In the latest Board of Governors meeting, the EIB approved its Strategic Roadmap 2024-2027, including an expansion into financing the defence industry. This decision, made without consulting civil society, labour unions, or parliaments, sidelines pressing global challenges like climate change and public sector underinvestment.
Strategic decisions for the EU's main public bank must be made democratically. Increasing lending capacity should fund beneficial projects, not support geopolitical competition, private profits, and the military industry, which contradict the EIB's public mandate and the EU's objectives.

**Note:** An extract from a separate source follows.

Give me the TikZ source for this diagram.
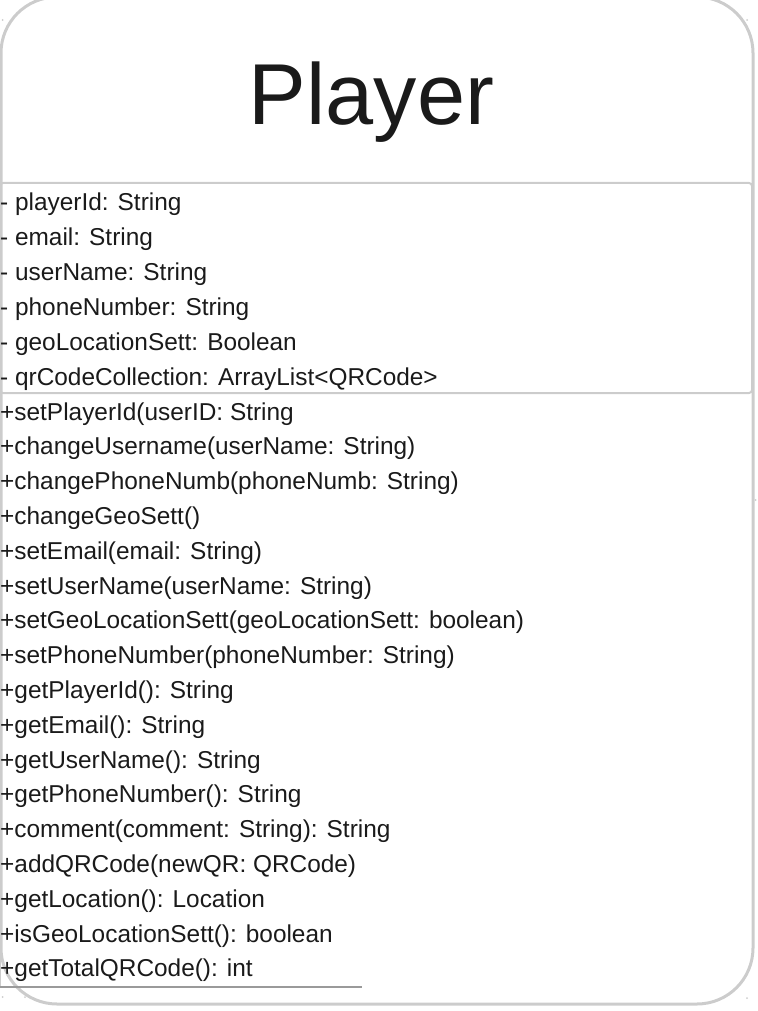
\documentclass[tikz,border=0pt]{standalone}
\usepackage{fontspec}
\setmainfont{Liberation Sans}
\usetikzlibrary{calc}
\definecolor{ink}{HTML}{1A1A1A}
\definecolor{framegrey}{HTML}{CCCCCC}
\definecolor{rulegrey}{HTML}{9A9A9A}
\begin{document}
\begin{tikzpicture}[x=1pt,y=-1pt,
  member/.style={anchor=base west,inner sep=0pt,text=ink,font=\fontsize{24.4}{24.4}\selectfont}]
\useasboundingbox (0,0) rectangle (757,1011);
\draw[framegrey,line width=3pt,rounded corners=56pt] (1,-3) rectangle (753,1004);
\node[anchor=base,inner sep=0pt,text=ink,font=\fontsize{86.5}{86.5}\selectfont] (title) at (371.5,125) {Player};
% attribute compartment
\draw[framegrey,line width=2pt,rounded corners=3pt] (0,183) rectangle (752,393);
\foreach \i/\txt in {
    0/{- playerId: String},
    1/{- email: String},
    2/{- userName: String},
    3/{- phoneNumber: String},
    4/{- geoLocationSett: Boolean},
    5/{- qrCodeCollection: ArrayList<QRCode>}%
}{
  \node[member] (attr-\i) at (0,{211+34.9*\i}) {\txt};
}
% operation compartment
\draw[framegrey,line width=2pt] (0,393) -- (0,987);
\draw[rulegrey,line width=1.5pt] (0,987) -- (362,987);
\foreach \i/\txt in {
    0/{+setPlayerId(userID: String},
    1/{+changeUsername(userName: String)},
    2/{+changePhoneNumb(phoneNumb: String)},
    3/{+changeGeoSett()},
    4/{+setEmail(email: String)},
    5/{+setUserName(userName: String)},
    6/{+setGeoLocationSett(geoLocationSett: boolean)},
    7/{+setPhoneNumber(phoneNumber: String)},
    8/{+getPlayerId(): String},
    9/{+getEmail(): String},
    10/{+getUserName(): String},
    11/{+getPhoneNumber(): String},
    12/{+comment(comment: String): String},
    13/{+addQRCode(newQR: QRCode)},
    14/{+getLocation(): Location},
    15/{+isGeoLocationSett(): boolean},
    16/{+getTotalQRCode(): int}%
}{
  \node[member] (meth-\i) at (0,{420+34.8*\i}) {\txt};
}
% selection handles
\foreach \p in {(2.7,20),(747,20),(755.5,500),(1,682),(2.7,997),(25,997),(747,998)}{\fill[framegrey] \p circle (1pt);}
\end{tikzpicture}
\end{document}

Research by Pax and Profundo shows the EIB financed companies delivering weapons to Israel, violating international law. This includes EUR 1.23 billion in loans to Leonardo and Rolls-Royce and financing BNP Paribas, which heavily invests in military equipment for Israel. The EIB's actions risk complicity in war crimes committed in Gaza. Instead of aligning its lending policy with international law, the EIB's Strategic Roadmap 2024-2027 expands military lending and alters the dual-use requirement definition, allowing projects to primarily generate revenue from military use.
To address these issues, Counter Balance and other 21 CSOs urge the EIB to review its financing portfolio, stop loans to companies selling military equipment to Israel, and reassess its lending practices to ensure they align with international law. Additionally, the EIB should reverse its defence industry lending expansion and focus on projects that are environmentally and socially beneficial, addressing public needs and development objectives.
The EIB must align with international law and its public mandate to promote a fair, equitable, sustainable, and peaceful future. We stress the urgent need for the EIB to reflect its public mandate at the core of its operations and steer our economies towards a fairer and more sustainable path.